For the rest of it, we’re going to be using a facility that has a package deal for the service and reception. I really didn’t want to have to futz with a lot of details since I’m a worrier, and tend to stress out MAJORLY over everything. So they handle the service and reception, the caterer, basic flowers, cake, officiant, etc. for not too much money. But we’re also having a small (40 people) wedding.
Well, we’re having a small wedding, too. No more than 50 people, and most of them are my friends/family. I found really cheap, pretty invites, so I’m probably going to just use those. (Ya can’t beat 100 invites for $60. I’ve tried.) I don’t have access to a good printer, anyways, so doing them myself would kind of be difficult.

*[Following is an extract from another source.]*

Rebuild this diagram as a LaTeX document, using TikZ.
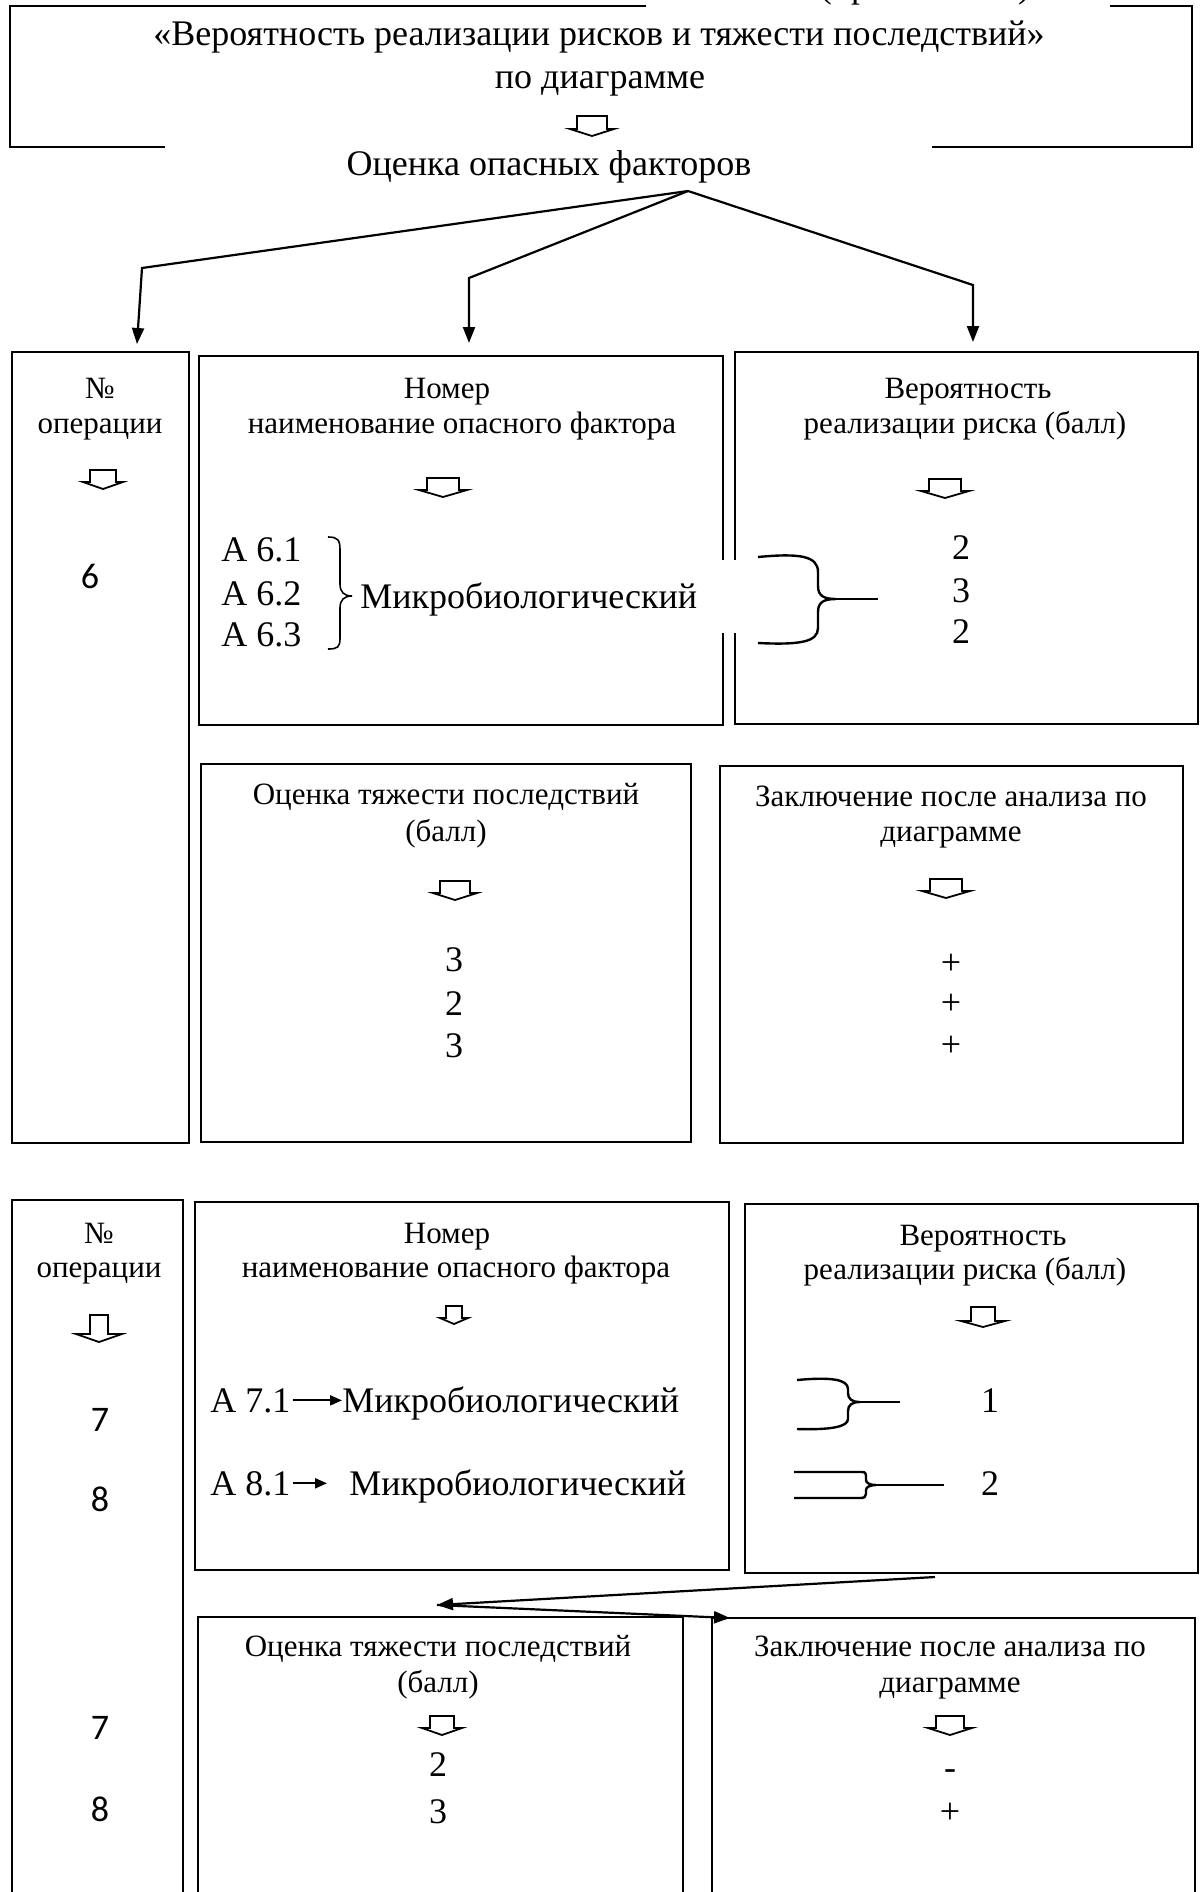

moi, I’m not really sure that I need a ‘save the date’ thing. The only people travelling to this wedding are the groomsmen, their dates, and Fiancee’s mom. But they are all well-aware of the date, so I think I’m safe on that. We are planning a Baltimore area reception sometime after the wedding, so we’re only sending out a couple of invites here.
My biggest problem is finding a reception spot. There aren’t too many places in Charleston that won’t break my budget. (Apparently, Charleston is the MOST expensive place in SC to get married. Even the marriage license is 3 times that of other counties.) At this point, I’d be willing to have the reception in my parents’ backyard, but we’d have to find a place to park cars. (I would use the local church parking lot down the street, but they have Sat. night services, and the wedding is going to be at 7 pm.) We are working on a really tight budget (less than $2K), so I’m trimming excess where I can.
We did decide (or should I say I?) that the reception is going to be a ‘dessert/cocktail hour’, so that cuts the food and beverage budget down some. The only things that we’ve really been able to pinpoint that we want are:
evening wedding
dessert/cocktails
simple, but nice
reception is key
I just feel a little lost. Overwhelmed. Swamped. And I really haven’t done a thing.